A partir de aquí, la proximidad de Ceuta condiciona completamente el paisaje. Por la vía del viejo ferrocarril español, inútil desde hace décadas, caminan decenas de personas, unas rumbo a Ceuta y otras que vienen de allí. Muchos cargan al hombro bol sas de basura de tamaño industrial, llenas a reventar de cosas que han comprado o que intentan vender al otro lado de la frontera. Normalmente se trata de lo primero. Ceuta, como Melilla, sirve de proveedora de muchos productos apreciados en Marruecos, que cada día miles de personas intentan traerse de contrabando. Cuando llegamos a Fnideq, un pueblo que se extiende a lo largo de la carretera, cerca ya del puesto fronterizo, la imagen es alarmante. Centenares de hombres, mujeres y niños pululan por la vía y por la cuneta, caminando como sonámbulos, arrastrando su carga u observando codiciosos a quienes llevan algo a cuestas. El trozo de la feliz Europa engastado en este saliente de África tiene el poder de trastornarlo todo a su alrededor. Mi tío nos dice que muchos van y vienen por la vía porque intentan no cruzar la frontera por el puesto, donde los gendarmes vigilan. Pero hay gendarmes en las calles de Fnideq, que ven pasar a los cientos de contrabandistas como quien ve caer una tempestad. No van a detenerlos a todos. Por eso, al contrario, han llegado a establecer con ellos un acuerdo sobreentendido. Cuando el gendarme deja pasar, el contrabandista le desliza un billete que el gendarme no mira. Por la noche, al llegar a casa, el gendarme se vacía los bolsillos de los pantalones y cuenta lo que ha sacado. Los sueldos de los gendarmes no son altos, y ésta es una buena ayuda que no debe de suponerles un gran cargo de conciencia. Nadie puede ponerle puertas al campo.

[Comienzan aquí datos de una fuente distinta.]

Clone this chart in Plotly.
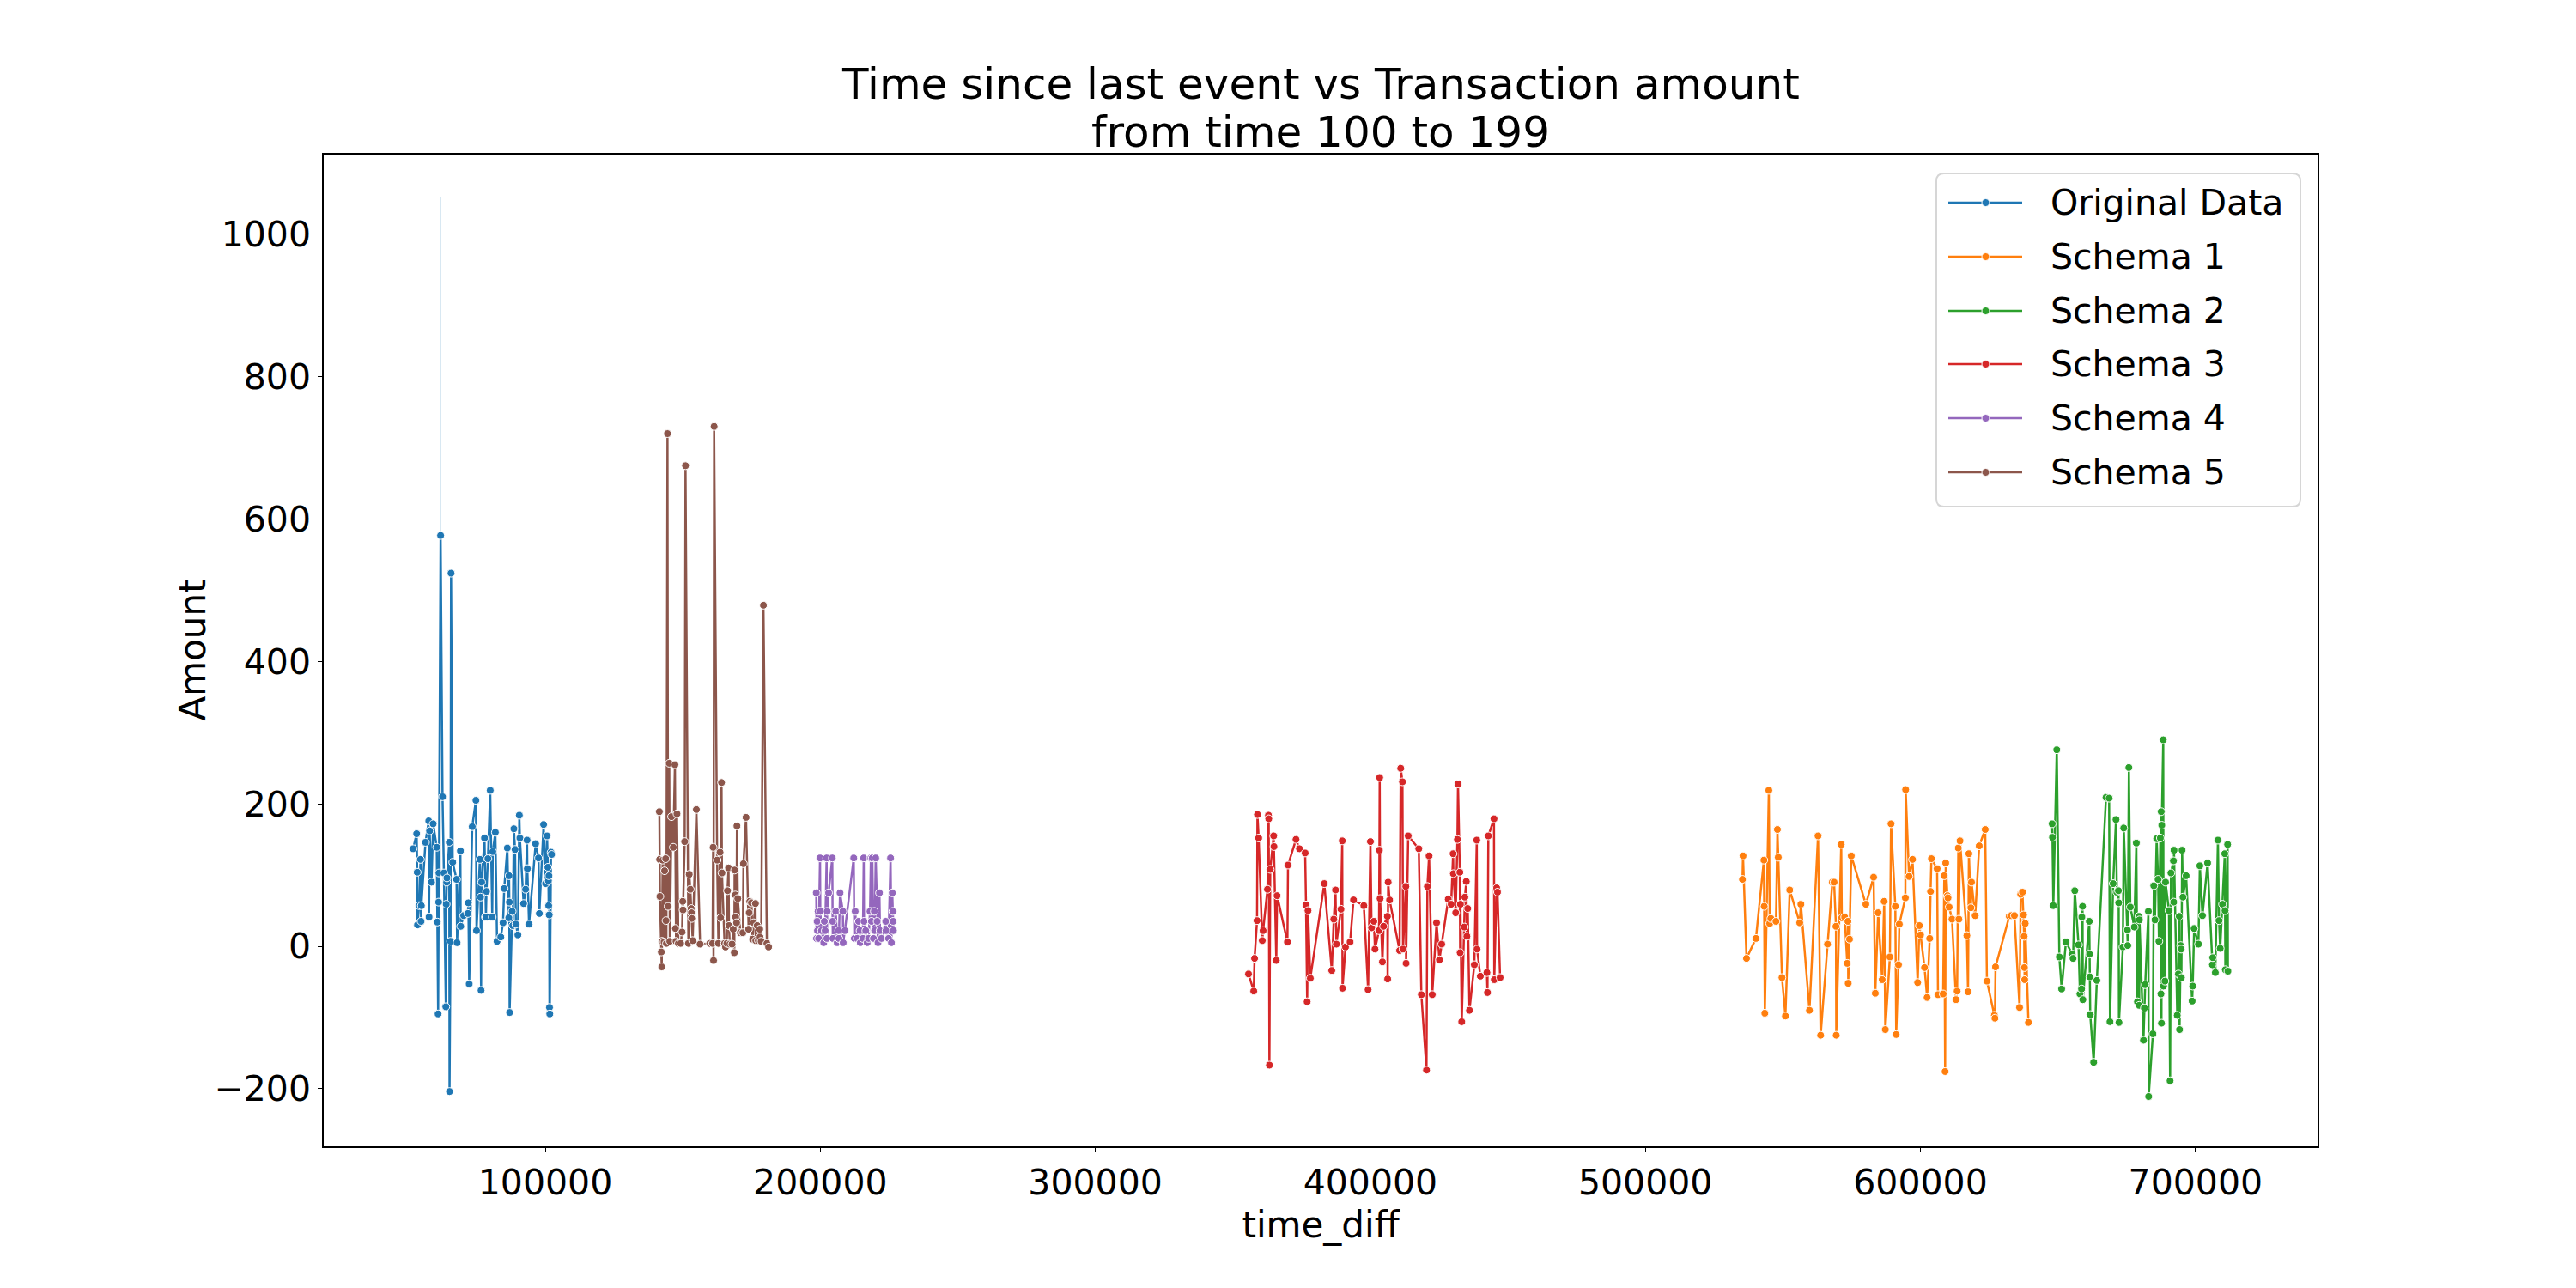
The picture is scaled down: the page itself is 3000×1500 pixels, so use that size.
import plotly.graph_objects as go

# ---------------------------------------------------------------------------
# Data (time_diff vs Amount, events 100..199)
# ---------------------------------------------------------------------------

orig_time = [
    51950, 53250, 53450, 53550, 54150, 54650, 54850, 54950, 56450, 57650,
    57750, 57950, 58650, 59250, 60550, 60750, 61050, 61250, 61350, 61950,
    62650, 63150, 63850, 64000, 64150, 64250, 65100, 65200, 65550, 65750,
    66350, 67750, 67950, 69150, 69250, 70350, 71850, 72050, 72350, 73450,
    74800, 75010, 76250, 76460, 76670, 76880, 77915, 78226, 78435, 78640,
    79160, 79990, 80720, 80925, 81860, 82480, 83830, 84660, 85075, 86220,
    86740, 86840, 86945, 87050, 87980, 88190, 88600, 89020, 89330, 90060,
    90580, 90785, 92135, 92860, 93380, 93485, 94110, 96500, 97540, 97850,
    99400, 100130, 100650, 100960, 101150, 101250, 101350, 101450, 101550, 101650,
    102100, 102310,
]
orig_amount = [
    137, 158, 104, 30, 57, 122, 35, 57, 146, 176,
    41, 162, 90, 172, 139, 34, -95, 62, 103, 577,
    210, 103, -85, 59, 90, 96, 146, -204, 7, 524,
    118, 94, 5, 134, 28, 43, 46, 61, -53, 168,
    205, 22, 122, 69, -62, 90, 152, 41, 41, 77,
    123, 219, 41, 133, 160, 7, 13, 33, 81, 138,
    40, 99, 62, -93, 49, 29, 165, 136, 31, 16,
    184, 152, 60, 80, 149, 109, 31, 144, 124, 46,
    171, 88, 155, 111, 92, 57, 99, 44, -86, -95,
    132, 129,
]

# confidence band where two events share the same time_diff
band_time = [61950, 61950]
band_amount = [102, 1052]

s1_time = [
    535300, 535500, 536770, 540200, 543100, 543200, 543430, 544890, 545200, 545610,
    547490, 548010, 548320, 549670, 550920, 552480, 556130, 556540, 559660, 562780,
    563720, 566220, 567990, 568610, 569300, 569400, 571215, 571420, 572460, 573400,
    573650, 573750, 574230, 574860, 580170, 582980, 583600, 584640, 586100, 586830,
    587240, 588910, 589320, 590880, 591200, 592030, 592340, 594530, 594630, 595880,
    597130, 599000, 599630, 600050, 601500, 602440, 603380, 603690, 604000, 606080,
    606390, 608270, 608680, 608990, 609200, 609820, 610030, 610450, 611490, 612950,
    613360, 613780, 613990, 614400, 616900, 617320, 617630, 618360, 618570, 619920,
    621380, 623560, 624190, 626900, 627100, 627310, 632310, 633030, 634180, 636050,
    636470, 637100, 637510, 637720, 637820, 637920, 638100, 639280,
]
s1_amount = [
    94, 127, -17, 11, 121, 56, -94, 219, 32, 39,
    35, 164, 125, -44, -98, 79, 33, 59, -90, 155,
    -125, 3, 90, 90, 28, -125, 143, 40, 41, -24,
    35, -52, 10, 127, 59, 97, -66, 47, -47, 63,
    -117, -15, 172, 56, -124, -26, 31, 68, 220, 98,
    122, -51, 29, 16, -30, -72, 11, 77, 123, 109,
    -68, -67, 99, -176, 117, 71, 68, 55, 38, -75,
    -63, 138, 38, 148, 15, -64, 130, 54, 90, 43,
    141, 164, -49, -97, -101, -29, 42, 43, 43, -86,
    73, 76, 44, 14, -30, -47, 32, -107,
]

s2_time = [
    647910, 648020, 648330, 649580, 650510, 651350, 652910, 655200, 655510, 656130,
    657490, 658010, 658600, 658700, 658950, 659050, 661400, 661500, 661600, 661750,
    663000, 664150, 667480, 668620, 668930, 670080, 671120, 671430, 672000, 672100,
    672200, 673620, 673930, 675300, 675400, 675800, 676320, 677780, 678510, 678920,
    679450, 679550, 679650, 681110, 681420, 681730, 682900, 683000, 684540, 684860,
    685270, 685900, 686420, 686730, 687250, 687460, 687550, 687650, 687750, 688300,
    688400, 688920, 689120, 690370, 690790, 691100, 692000, 692100, 692200, 693390,
    693810, 694120, 694230, 694640, 694800, 694900, 695160, 695470, 696620, 698800,
    699010, 699530, 701090, 701610, 702550, 704420, 706190, 706300, 707230, 708170,
    708580, 709000, 709830, 710670, 710770, 710870, 711700, 711800,
]
s2_amount = [
    172, 153, 57, 276, -15, -60, 6, -11, -17, 78,
    2, -67, -60, 41, 56, -75, 35, -11, -43, -96,
    -163, -48, 209, 208, -106, 88, 178, 76, 78, 61,
    -107, -1, 166, 23, 1, 251, 55, 27, 145, -78,
    42, -83, 37, -132, -87, -54, 49, -211, -123, 85,
    37, 151, 94, 7, 152, -67, 189, -108, 170, 290,
    -56, -49, 90, 50, -189, 103, 120, 62, 135, -97,
    -39, 42, -117, 1, -4, -44, 135, 69, 99, -77,
    -56, 25, 3, 113, 43, 117, -26, -16, -37, 149,
    36, -3, 59, 130, 50, -33, 143, -35,
]

s3_time = [
    355700, 357600, 357900, 358800, 358950, 359400, 360700, 361000, 362600, 362950,
    363050, 363300, 363600, 364850, 364950, 365800, 366100, 369850, 370060, 372970,
    374220, 376300, 376610, 377030, 377340, 378170, 383270, 385980, 386700, 387330,
    387640, 389310, 389780, 389880, 390970, 392640, 393890, 397640, 399190, 400030,
    400440, 401280, 401690, 403150, 403300, 403400, 403560, 404400, 404810, 406200,
    406300, 406480, 407000, 410640, 411050, 411680, 411890, 412900, 413000, 413760,
    417610, 418550, 420420, 420740, 421360, 422500, 424070, 425110, 425940, 428330,
    429380, 430100, 430200, 431040, 431660, 431870, 432550, 432650, 432750, 433230,
    434160, 434370, 434890, 435100, 435410, 436040, 437810, 438700, 438800, 439990,
    442380, 442590, 442900, 444950, 445050, 445920, 446230, 447170,
]
s3_amount = [
    -39, -63, -17, 36, 185, 152, 8, 22, 80, 184,
    179, -167, 108, 155, 140, -20, 71, 6, 114, 150,
    137, 131, 58, -78, 50, -45, 88, -34, 38, 79,
    3, 52, 148, -59, -1, 6, 65, 57, -61, 147,
    26, 35, -4, 22, 135, 237, 67, -22, 28, 42,
    -46, 90, 65, -6, 250, 231, -4, 84, -24, 155,
    137, -68, -174, 84, 127, -68, 33, -19, 3, 66,
    59, 130, 102, 47, 150, 228, 104, -9, 59, -106,
    27, 69, 91, 14, 53, -90, -26, 149, -4, -42,
    -37, -65, 155, 179, -47, 82, 76, -44,
]

s4_time = [
    198550, 198650, 198850, 199000, 199200, 199400, 199920, 200020, 200440, 201270,
    201480, 201790, 202310, 202410, 202520, 203030, 204380, 204490, 204590, 205630,
    206150, 206670, 206770, 207190, 208220, 208330, 208950, 212170, 212380, 212690,
    213410, 213930, 214450, 214550, 215490, 215800, 215910, 216530, 217050, 217570,
    218090, 218400, 218610, 218920, 219330, 219640, 219750, 220160, 220680, 220990,
    221510, 221720, 222240, 223790, 223900, 224830, 225560, 225870, 226180, 226390,
    226500, 226600,
]
s4_amount = [
    75, 11, 35, 22, 49, 11, 124, 49, 22, 5,
    35, 22, 124, 11, 49, 75, 124, 35, 11, 49,
    5, 22, 11, 75, 49, 5, 22, 124, 11, 49,
    11, 35, 22, 5, 11, 124, 35, 22, 5, 11,
    49, 124, 35, 124, 11, 49, 22, 124, 35, 5,
    75, 22, 11, 35, 22, 11, 124, 5, 75, 49,
    35, 22,
]

s5_time = [
    141500, 141600, 141700, 142200, 142350, 142450, 142700, 143200, 143400, 143800,
    143900, 144050, 144450, 144650, 145100, 145300, 145900, 146550, 147150, 147350,
    147550, 147900, 148400, 149250, 149750, 150000, 150100, 150700, 151000, 152050,
    152350, 152750, 153050, 153150, 153250, 153600, 154950, 156300, 159800, 160850,
    161050, 161200, 161400, 162500, 162950, 163550, 163750, 164100, 164250, 165200,
    165550, 166050, 166260, 166650, 166800, 167100, 167920, 168350, 168750, 168850,
    169100, 169250, 169580, 169700, 170000, 170930, 171850, 172070, 173000, 173940,
    174150, 174350, 174980, 175390, 175810, 176430, 176540, 177050, 177470, 177990,
    178100, 178510, 179340, 180580, 181210,
]
s5_amount = [
    189, 122, 70, -8, -29, 7, 121, 6, 106, 123,
    36, 4, 720, 56, 257, 7, 182, 139, 255, 25,
    7, 186, 4, 4, 20, 63, 51, 147, 675, 4,
    101, 80, 53, 47, 39, 8, 192, 3, 4, 4,
    139, -20, 730, 121, 4, 132, 40, 230, 103, 4,
    -1, 4, 78, 110, 29, 3, 3, 24, -9, 107,
    72, 41, 33, 169, 67, 19, 19, 116, 181, 24,
    47, 63, 61, 10, 33, 60, 8, 29, 8, 24,
    13, 7, 479, 4, -1,
]

series_names = ["Original Data", "Schema 1", "Schema 2", "Schema 3", "Schema 4", "Schema 5"]
series_colors = ["#1f77b4", "#ff7f0e", "#2ca02c", "#d62728", "#9467bd", "#8c564b"]
series_time = [orig_time, s1_time, s2_time, s3_time, s4_time, s5_time]
series_amount = [orig_amount, s1_amount, s2_amount, s3_amount, s4_amount, s5_amount]

FONT = "DejaVu Sans"

# plot box in screen pixels (page is offset 8px by the body margin)
PLOT_L, PLOT_R, PLOT_T, PLOT_B = 377, 2699, 180, 1335
PW, PH = PLOT_R - PLOT_L, PLOT_B - PLOT_T


def px(x):
    return (x - PLOT_L) / PW


def py(y):
    return (PLOT_B - y) / PH


fig = go.Figure()

fig.add_trace(go.Scatter(
    x=band_time, y=band_amount, mode="lines",
    line=dict(color="rgba(31,119,180,0.2)", width=1.5),
    showlegend=False, hoverinfo="skip",
))

for name, xs, ys, color in zip(series_names, series_time, series_amount, series_colors):
    fig.add_trace(go.Scatter(
        x=xs, y=ys, mode="lines+markers", name=name,
        line=dict(color=color, width=2.5),
        marker=dict(color=color, size=9, line=dict(color="white", width=1)),
        showlegend=False,
    ))

# two-line title, separate annotations to control line spacing
for text, yc in [("Time since last event vs Transaction amount", 98),
                 ("from time 100 to 199", 154)]:
    fig.add_annotation(
        text=text, xref="paper", yref="paper", x=0.5, y=py(yc),
        xanchor="center", yanchor="middle", showarrow=False,
        font=dict(family=FONT, size=50, color="black"),
    )

fig.add_annotation(
    text="Amount", xref="paper", yref="paper", x=px(224), y=0.5,
    xanchor="center", yanchor="middle", textangle=-90, showarrow=False,
    font=dict(family=FONT, size=42, color="black"),
)

# legend drawn by hand (matplotlib style: long handles, rounded box)
lx0, lx1, ly0, ly1 = px(2255), px(2679), py(590), py(202)
rx, ry = 9 / PW, 9 / PH
fig.add_shape(
    type="path", xref="paper", yref="paper",
    path=(f"M{lx0 + rx},{ly1} L{lx1 - rx},{ly1} Q{lx1},{ly1} {lx1},{ly1 - ry} "
          f"L{lx1},{ly0 + ry} Q{lx1},{ly0} {lx1 - rx},{ly0} L{lx0 + rx},{ly0} "
          f"Q{lx0},{ly0} {lx0},{ly0 + ry} L{lx0},{ly1 - ry} Q{lx0},{ly1} {lx0 + rx},{ly1} Z"),
    fillcolor="rgba(255,255,255,0.8)", line=dict(color="#d6d6d6", width=2),
)
row_y = [236, 299, 362, 424, 487, 550]
for name, color, yy in zip(series_names, series_colors, row_y):
    fig.add_shape(type="line", xref="paper", yref="paper",
                  x0=px(2269), x1=px(2355), y0=py(yy), y1=py(yy),
                  line=dict(color=color, width=2.5))
    fig.add_shape(type="circle", xref="paper", yref="paper",
                  x0=px(2308), x1=px(2317), y0=py(yy + 4.5), y1=py(yy - 4.5),
                  fillcolor=color, line=dict(color="white", width=1))
    fig.add_annotation(
        text=name, xref="paper", yref="paper", x=px(2386), y=py(yy),
        xanchor="left", yanchor="middle", showarrow=False,
        font=dict(family=FONT, size=41, color="black"),
    )

axis_common = dict(
    showgrid=False, zeroline=False,
    showline=True, linecolor="black", linewidth=1.5, mirror=True,
    ticks="outside", ticklen=5, tickwidth=1.2, tickcolor="black",
    tickfont=dict(family=FONT, size=41, color="black"),
)

fig.update_xaxes(
    **axis_common,
    range=[19450, 744400],
    dtick=100000, tick0=0, tickformat="d",
    title=dict(text="time_diff", font=dict(family=FONT, size=42, color="black"),
               standoff=12),
)
fig.update_yaxes(
    **axis_common,
    range=[-281, 1112],
    dtick=200, tick0=0,
)

fig.update_layout(
    width=3000, height=1500,
    margin=dict(l=PLOT_L - 8, r=3000 - PLOT_R + 8, t=PLOT_T - 8, b=1500 - PLOT_B + 8,
                autoexpand=False),
    paper_bgcolor="white", plot_bgcolor="white",
    font=dict(family=FONT, color="black"),
    showlegend=False,
)

fig.write_html("out.html")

Las comarcas limítrofes con Ceuta viven de este comercio. Y el contrabando en general da de comer a muchos marroquíes y a no pocos gendarmes, algunos no tan inocentes como los que dejan pasar a los pequeños traficantes que vemos en Fnideq. Si se elige bien el género, y no hace falta que sea dinero, una maleta no registrada puede servir para introducir una fortuna. Una vez detuvieron a uno con varios cientos de corbatas Hermés en sus maletas. Cometió el error de intentar sobornar al gendarme diciendo que llevaba pantalones vaqueros, otra mercancía preciada, pero no tanto. La fortuna que puede dar en Marruecos el comercio, sobre todo el ilegal, es incomparablemente más rápida que la que puede obtenerse trabajando en un oficio. Para algunos, que ni siquiera tienen dónde trabajar, el trapicheo es simplemente la única forma de comer.